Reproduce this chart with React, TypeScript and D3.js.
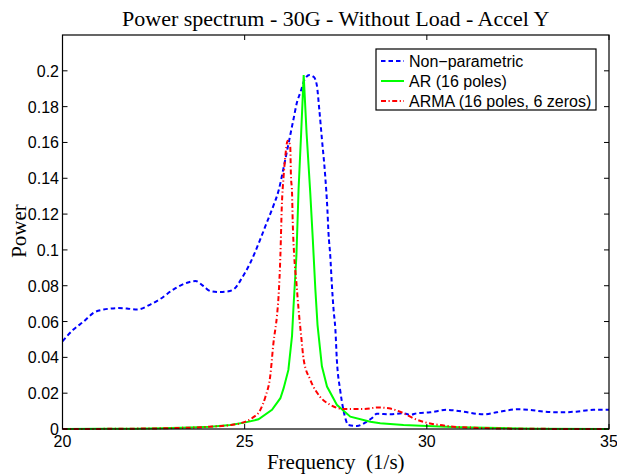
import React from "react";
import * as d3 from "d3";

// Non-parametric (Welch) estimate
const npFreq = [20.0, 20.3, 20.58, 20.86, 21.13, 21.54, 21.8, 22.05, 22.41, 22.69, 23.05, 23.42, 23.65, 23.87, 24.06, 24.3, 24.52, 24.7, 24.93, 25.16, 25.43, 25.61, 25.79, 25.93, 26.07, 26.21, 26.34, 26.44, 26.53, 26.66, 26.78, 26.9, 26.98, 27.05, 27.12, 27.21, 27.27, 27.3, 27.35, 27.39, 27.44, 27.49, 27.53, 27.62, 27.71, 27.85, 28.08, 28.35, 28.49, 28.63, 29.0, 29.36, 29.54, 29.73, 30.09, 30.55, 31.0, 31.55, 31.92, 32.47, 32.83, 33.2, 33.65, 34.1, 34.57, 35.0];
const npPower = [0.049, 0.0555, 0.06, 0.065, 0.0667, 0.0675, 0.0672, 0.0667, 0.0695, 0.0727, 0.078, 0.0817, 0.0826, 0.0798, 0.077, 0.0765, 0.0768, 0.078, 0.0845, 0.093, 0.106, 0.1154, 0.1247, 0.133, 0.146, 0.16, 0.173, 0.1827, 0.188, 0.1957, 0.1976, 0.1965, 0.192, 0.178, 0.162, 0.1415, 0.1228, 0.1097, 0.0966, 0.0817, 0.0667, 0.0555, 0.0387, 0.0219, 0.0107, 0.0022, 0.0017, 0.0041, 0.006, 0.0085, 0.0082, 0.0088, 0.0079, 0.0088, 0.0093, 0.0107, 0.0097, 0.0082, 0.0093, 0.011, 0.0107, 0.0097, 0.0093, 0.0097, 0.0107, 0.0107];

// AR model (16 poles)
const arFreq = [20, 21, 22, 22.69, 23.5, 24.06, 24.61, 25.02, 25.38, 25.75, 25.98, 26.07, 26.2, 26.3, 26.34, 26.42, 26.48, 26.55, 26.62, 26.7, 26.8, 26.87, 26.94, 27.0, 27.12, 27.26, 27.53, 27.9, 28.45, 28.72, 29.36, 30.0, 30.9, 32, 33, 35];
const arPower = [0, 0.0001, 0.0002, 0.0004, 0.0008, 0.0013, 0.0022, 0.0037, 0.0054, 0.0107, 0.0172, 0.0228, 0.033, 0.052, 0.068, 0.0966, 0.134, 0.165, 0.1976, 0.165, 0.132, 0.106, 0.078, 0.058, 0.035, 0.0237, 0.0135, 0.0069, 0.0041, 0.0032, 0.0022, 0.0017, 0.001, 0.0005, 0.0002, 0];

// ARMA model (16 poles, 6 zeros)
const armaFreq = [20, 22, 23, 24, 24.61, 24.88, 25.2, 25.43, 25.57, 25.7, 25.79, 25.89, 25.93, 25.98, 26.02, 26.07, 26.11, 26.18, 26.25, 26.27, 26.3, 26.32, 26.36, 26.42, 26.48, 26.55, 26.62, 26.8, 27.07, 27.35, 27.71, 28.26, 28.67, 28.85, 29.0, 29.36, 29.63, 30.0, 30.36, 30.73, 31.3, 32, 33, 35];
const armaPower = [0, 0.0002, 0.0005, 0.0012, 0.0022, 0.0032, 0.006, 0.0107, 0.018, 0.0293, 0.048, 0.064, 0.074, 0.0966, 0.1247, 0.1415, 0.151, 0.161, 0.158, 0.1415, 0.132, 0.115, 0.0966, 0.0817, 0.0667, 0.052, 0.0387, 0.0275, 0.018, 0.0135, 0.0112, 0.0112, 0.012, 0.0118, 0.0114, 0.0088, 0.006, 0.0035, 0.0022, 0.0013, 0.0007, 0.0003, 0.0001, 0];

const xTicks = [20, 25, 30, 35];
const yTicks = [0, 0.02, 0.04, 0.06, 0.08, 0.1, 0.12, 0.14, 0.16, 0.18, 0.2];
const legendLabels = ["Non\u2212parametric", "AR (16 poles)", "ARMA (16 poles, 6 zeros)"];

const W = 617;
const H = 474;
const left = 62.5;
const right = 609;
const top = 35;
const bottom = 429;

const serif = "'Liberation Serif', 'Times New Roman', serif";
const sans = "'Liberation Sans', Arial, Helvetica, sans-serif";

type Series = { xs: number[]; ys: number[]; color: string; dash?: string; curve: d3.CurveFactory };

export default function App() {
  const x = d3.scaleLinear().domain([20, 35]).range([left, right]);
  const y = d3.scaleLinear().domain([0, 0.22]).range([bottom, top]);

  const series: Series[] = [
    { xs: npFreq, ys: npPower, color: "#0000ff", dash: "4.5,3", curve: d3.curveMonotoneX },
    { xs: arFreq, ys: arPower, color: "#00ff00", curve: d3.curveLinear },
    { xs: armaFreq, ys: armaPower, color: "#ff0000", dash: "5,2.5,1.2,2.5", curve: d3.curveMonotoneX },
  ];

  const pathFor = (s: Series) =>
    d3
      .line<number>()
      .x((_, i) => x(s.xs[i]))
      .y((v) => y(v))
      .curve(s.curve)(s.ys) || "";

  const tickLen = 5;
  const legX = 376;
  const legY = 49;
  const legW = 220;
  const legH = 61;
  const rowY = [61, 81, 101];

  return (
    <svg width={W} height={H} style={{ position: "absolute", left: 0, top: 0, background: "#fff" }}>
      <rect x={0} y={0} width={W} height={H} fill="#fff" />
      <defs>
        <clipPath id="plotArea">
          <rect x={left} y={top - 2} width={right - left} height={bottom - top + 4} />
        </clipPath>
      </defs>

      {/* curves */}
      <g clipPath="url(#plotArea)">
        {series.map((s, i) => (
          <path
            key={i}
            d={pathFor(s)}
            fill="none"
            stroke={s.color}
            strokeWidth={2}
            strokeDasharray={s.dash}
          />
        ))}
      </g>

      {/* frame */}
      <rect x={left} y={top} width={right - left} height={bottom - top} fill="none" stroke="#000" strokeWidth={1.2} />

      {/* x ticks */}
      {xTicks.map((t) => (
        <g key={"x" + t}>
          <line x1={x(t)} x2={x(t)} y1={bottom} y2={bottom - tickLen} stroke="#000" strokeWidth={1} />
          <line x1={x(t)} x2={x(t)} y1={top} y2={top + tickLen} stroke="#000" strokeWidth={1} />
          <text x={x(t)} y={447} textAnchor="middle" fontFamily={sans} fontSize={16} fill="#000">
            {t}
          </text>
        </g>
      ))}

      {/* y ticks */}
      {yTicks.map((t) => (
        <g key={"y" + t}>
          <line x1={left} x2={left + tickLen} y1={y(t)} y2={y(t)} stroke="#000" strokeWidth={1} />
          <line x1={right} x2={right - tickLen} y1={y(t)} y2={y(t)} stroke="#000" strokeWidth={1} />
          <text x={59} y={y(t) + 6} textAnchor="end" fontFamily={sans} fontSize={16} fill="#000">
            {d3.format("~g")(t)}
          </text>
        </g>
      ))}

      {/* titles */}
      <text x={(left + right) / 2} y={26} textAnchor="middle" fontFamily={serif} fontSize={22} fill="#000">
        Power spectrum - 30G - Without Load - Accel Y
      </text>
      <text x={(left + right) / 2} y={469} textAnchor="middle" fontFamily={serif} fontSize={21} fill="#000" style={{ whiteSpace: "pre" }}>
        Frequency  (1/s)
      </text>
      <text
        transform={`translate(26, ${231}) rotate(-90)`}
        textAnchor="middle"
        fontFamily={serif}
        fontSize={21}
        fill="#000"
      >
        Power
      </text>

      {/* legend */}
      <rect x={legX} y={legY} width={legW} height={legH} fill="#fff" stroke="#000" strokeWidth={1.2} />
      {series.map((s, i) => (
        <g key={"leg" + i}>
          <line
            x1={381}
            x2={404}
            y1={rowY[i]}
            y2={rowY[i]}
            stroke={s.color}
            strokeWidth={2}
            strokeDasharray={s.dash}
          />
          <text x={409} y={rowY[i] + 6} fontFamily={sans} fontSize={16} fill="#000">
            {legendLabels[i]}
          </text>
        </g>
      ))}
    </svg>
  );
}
────────────────────────────────────────
#### Exercise requirements
Return exactly what appears from the opening line of the material through the line with "import * as", apart from the pictures.

#### Task result
Reproduce this chart with React, TypeScript and D3.js.
import React from "react";
import * as d3 from "d3";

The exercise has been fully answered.